• Superhuman

    Despite their combined age being a mere ten years short of 100, there was a very real chance that Sebastien Loeb and Daniel Elena would win in Catalunya. Bedding himself back into Citroen’s difficult C3 on Friday’s gravel stages, the switch to Tarmac on Saturday saw Seb end the day eight seconds off the lead. At that point, it was almost a foregone conclusion. Sebastien Loeb does not go into the final day of a Tarmac rally eight seconds behind and not win. Simple.

    Sanremo 2001. Photo: Ralph Hardwick/LAT

    Saturday 6th October 2001, Molini, Sanremo, Italy. At the stop line of the morning’s second stage (the event’s tenth), a new name at the top of the timesheets. Sebastien Loeb. Few might have guessed it at the time, but that name would become almost omnipresent at the head of rally leaderboards over the next decade.  Come the end of Sanremo 2001, Loeb had set four fastest stage times, came within 11.4 seconds of snatching victory from the era’s acknowledged Tarmac master Gilles Panizzi, and given the establishment a big fright. The first rally win would come in time.

    Monte Carlo 2002. Loeb wins on the road, but a needless tyre change by the team in a forbidden area lands Loeb with a two-minute penalty, handing the win to Tommi Makinen on his first event with Subaru. Loeb is philosophical, “If I can win ze rally, I will make it, and for me I will have win it. After zat, zey make what zey want.” The first insight into the man’s icy-cool demeanour. They’ve just cost him his first victory (in Monte Carlo, in a French car, on French tyres, as a French driver, no less), but he knows that seven Monte wins will come in time.

    Germany 2002. Photo: Ralph Hardwick/LAT

    Germany 2002. On the cusp of his first win, Seb makes a small error on the Saturday evening’s meaningless super special stage, cutting his lead to ten seconds. Behind him lie Burns, Gronholm, McRae and Sainz. Swapping seconds on the final day with incumbent world champion Burns, Loeb holds on to take his first win. At the stop line of the last stage, Seb is cool, calm, looks like he’s been winning for years. No drama. He shakes Burns’ hand and commends him on a good fight. The 78 other wins will come in time.

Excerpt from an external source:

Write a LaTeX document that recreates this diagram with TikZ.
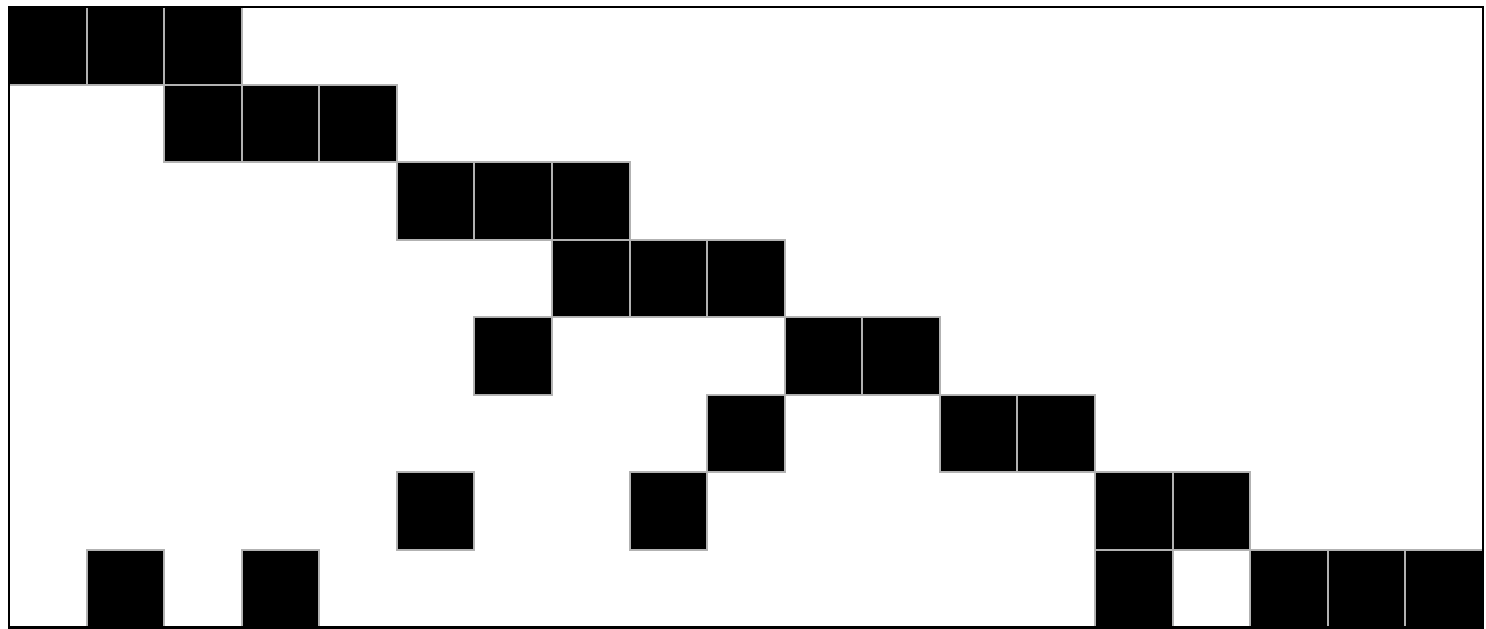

    Wales 2003. On his first full season in the WRC, Loeb finishes second in the championship, one point behind Petter Solberg. Solberg is thrilled with his title, his celebration at the stop line in Margam Park as wild as his driving. Loeb doesn’t push for the rally win or the driver’s championship in order to secure the manufacturer’s title for Citroen. There’s a hint of disappointment in his voice, but he knows that nine world titles will come in time.

    Cork 20 2007. Photo: Eamonn McGee

    Cork 20 2007. Citroen have brought a C4 for Loeb and a Xsara for Sordo, while Ford have a latest-specification Focus for Hirvonen. It’s a crazy time for Irish rallying, as the build-up to Rally Ireland sees appearances by works teams in Galway, Donegal and Cork in order to dial the cars and drivers in to the tricky Irish tar. My first glimpse of Loeb’s skill is on a fourth-gear right hander. It was third-gear for everyone else.

    Catalunya 2018. The championship is going down to the wire, so Ogier and Neuville need to keep one eye on points. Loeb takes a chance on the harder tyre on Sunday morning. It works. Of course it works. It’s always worked. Loeb and Elena take their 79th victory. Seb celebrates with a backflip, Daniel celebrates by rolling on the ground and smoking a fag. People ask if they’ll be back. Loeb says he hasn’t given it much thought. There’s nothing left to prove. Whatever he does, we’re privileged to be alive at the same time as the greatest driver in the history of motorsport.